Written task → Restate, exactly and without pictures, the lines from the start of the listing below through the line holding "958000, 915000, 870000];".

Dataset content →
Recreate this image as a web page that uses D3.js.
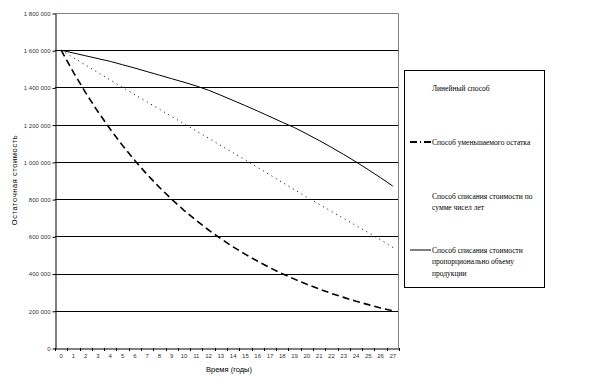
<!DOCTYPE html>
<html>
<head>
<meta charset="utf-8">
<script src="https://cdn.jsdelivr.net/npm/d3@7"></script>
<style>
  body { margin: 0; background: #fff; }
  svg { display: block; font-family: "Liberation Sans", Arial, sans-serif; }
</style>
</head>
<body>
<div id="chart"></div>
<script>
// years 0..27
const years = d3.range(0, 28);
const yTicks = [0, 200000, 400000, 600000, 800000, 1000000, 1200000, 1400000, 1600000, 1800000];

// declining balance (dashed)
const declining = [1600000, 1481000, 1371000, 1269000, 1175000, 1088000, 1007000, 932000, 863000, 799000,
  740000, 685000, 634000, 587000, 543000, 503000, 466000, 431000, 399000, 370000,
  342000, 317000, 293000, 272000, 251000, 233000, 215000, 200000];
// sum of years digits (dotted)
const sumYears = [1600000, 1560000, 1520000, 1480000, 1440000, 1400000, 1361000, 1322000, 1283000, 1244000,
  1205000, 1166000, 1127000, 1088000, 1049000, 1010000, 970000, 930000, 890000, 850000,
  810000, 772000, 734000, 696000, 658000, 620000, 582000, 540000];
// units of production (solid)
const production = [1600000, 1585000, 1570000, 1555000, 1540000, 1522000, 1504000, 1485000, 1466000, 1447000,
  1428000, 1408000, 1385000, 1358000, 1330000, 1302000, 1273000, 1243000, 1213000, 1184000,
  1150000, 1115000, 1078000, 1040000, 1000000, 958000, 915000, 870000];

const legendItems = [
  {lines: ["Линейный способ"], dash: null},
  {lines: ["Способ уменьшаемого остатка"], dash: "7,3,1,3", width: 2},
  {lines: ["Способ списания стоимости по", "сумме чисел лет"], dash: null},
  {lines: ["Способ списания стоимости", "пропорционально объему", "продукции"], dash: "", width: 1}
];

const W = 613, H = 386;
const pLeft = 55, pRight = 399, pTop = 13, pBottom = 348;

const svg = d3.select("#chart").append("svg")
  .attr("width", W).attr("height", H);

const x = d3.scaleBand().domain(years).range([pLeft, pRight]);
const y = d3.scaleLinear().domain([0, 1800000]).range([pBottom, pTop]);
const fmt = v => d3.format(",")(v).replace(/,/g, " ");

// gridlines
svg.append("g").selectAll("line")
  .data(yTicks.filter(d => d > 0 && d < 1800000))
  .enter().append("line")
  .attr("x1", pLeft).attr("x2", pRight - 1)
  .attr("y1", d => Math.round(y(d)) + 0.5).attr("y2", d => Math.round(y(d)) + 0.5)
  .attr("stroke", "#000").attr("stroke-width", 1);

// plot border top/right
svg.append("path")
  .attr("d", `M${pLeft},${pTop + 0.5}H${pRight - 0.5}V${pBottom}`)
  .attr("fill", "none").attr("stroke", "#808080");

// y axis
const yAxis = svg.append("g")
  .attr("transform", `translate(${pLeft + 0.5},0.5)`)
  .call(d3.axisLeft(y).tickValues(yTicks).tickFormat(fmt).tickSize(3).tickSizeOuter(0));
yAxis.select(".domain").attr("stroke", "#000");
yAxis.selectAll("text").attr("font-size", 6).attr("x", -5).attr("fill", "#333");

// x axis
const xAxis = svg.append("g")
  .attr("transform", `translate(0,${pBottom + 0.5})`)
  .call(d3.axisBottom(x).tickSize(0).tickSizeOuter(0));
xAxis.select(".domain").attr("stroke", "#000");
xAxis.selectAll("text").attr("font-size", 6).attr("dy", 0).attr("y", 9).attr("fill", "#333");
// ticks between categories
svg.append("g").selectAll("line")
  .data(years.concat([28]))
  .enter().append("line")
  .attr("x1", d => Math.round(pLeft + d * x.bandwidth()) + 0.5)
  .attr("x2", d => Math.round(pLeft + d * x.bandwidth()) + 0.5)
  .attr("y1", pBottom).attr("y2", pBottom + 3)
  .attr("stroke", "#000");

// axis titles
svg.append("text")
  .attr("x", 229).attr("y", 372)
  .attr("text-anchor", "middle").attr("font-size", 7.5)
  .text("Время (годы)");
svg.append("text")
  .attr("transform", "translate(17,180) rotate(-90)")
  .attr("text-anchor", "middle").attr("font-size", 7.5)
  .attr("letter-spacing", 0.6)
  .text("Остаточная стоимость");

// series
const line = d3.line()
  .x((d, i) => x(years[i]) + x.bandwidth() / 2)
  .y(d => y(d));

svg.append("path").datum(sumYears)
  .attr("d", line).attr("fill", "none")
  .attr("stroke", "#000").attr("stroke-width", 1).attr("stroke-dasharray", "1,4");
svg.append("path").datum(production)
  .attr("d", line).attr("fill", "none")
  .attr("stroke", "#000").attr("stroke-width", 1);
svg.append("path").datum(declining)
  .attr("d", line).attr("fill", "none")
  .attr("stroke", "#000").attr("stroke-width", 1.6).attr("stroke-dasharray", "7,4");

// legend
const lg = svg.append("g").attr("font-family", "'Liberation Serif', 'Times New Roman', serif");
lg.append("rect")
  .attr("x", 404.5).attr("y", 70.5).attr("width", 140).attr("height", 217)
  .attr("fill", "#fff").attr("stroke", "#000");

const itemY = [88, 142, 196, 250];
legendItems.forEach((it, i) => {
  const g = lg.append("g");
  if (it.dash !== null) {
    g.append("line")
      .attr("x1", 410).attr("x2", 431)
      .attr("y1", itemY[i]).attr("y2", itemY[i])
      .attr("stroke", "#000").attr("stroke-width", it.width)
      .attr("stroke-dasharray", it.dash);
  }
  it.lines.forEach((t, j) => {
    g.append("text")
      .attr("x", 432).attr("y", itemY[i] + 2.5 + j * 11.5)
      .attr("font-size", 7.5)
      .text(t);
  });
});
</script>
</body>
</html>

Written response →
Recreate this image as a web page that uses D3.js.
<!DOCTYPE html>
<html>
<head>
<meta charset="utf-8">
<script src="https://cdn.jsdelivr.net/npm/d3@7"></script>
<style>
  body { margin: 0; background: #fff; }
  svg { display: block; font-family: "Liberation Sans", Arial, sans-serif; }
</style>
</head>
<body>
<div id="chart"></div>
<script>
// years 0..27
const years = d3.range(0, 28);
const yTicks = [0, 200000, 400000, 600000, 800000, 1000000, 1200000, 1400000, 1600000, 1800000];

// declining balance (dashed)
const declining = [1600000, 1481000, 1371000, 1269000, 1175000, 1088000, 1007000, 932000, 863000, 799000,
  740000, 685000, 634000, 587000, 543000, 503000, 466000, 431000, 399000, 370000,
  342000, 317000, 293000, 272000, 251000, 233000, 215000, 200000];
// sum of years digits (dotted)
const sumYears = [1600000, 1560000, 1520000, 1480000, 1440000, 1400000, 1361000, 1322000, 1283000, 1244000,
  1205000, 1166000, 1127000, 1088000, 1049000, 1010000, 970000, 930000, 890000, 850000,
  810000, 772000, 734000, 696000, 658000, 620000, 582000, 540000];
// units of production (solid)
const production = [1600000, 1585000, 1570000, 1555000, 1540000, 1522000, 1504000, 1485000, 1466000, 1447000,
  1428000, 1408000, 1385000, 1358000, 1330000, 1302000, 1273000, 1243000, 1213000, 1184000,
  1150000, 1115000, 1078000, 1040000, 1000000, 958000, 915000, 870000];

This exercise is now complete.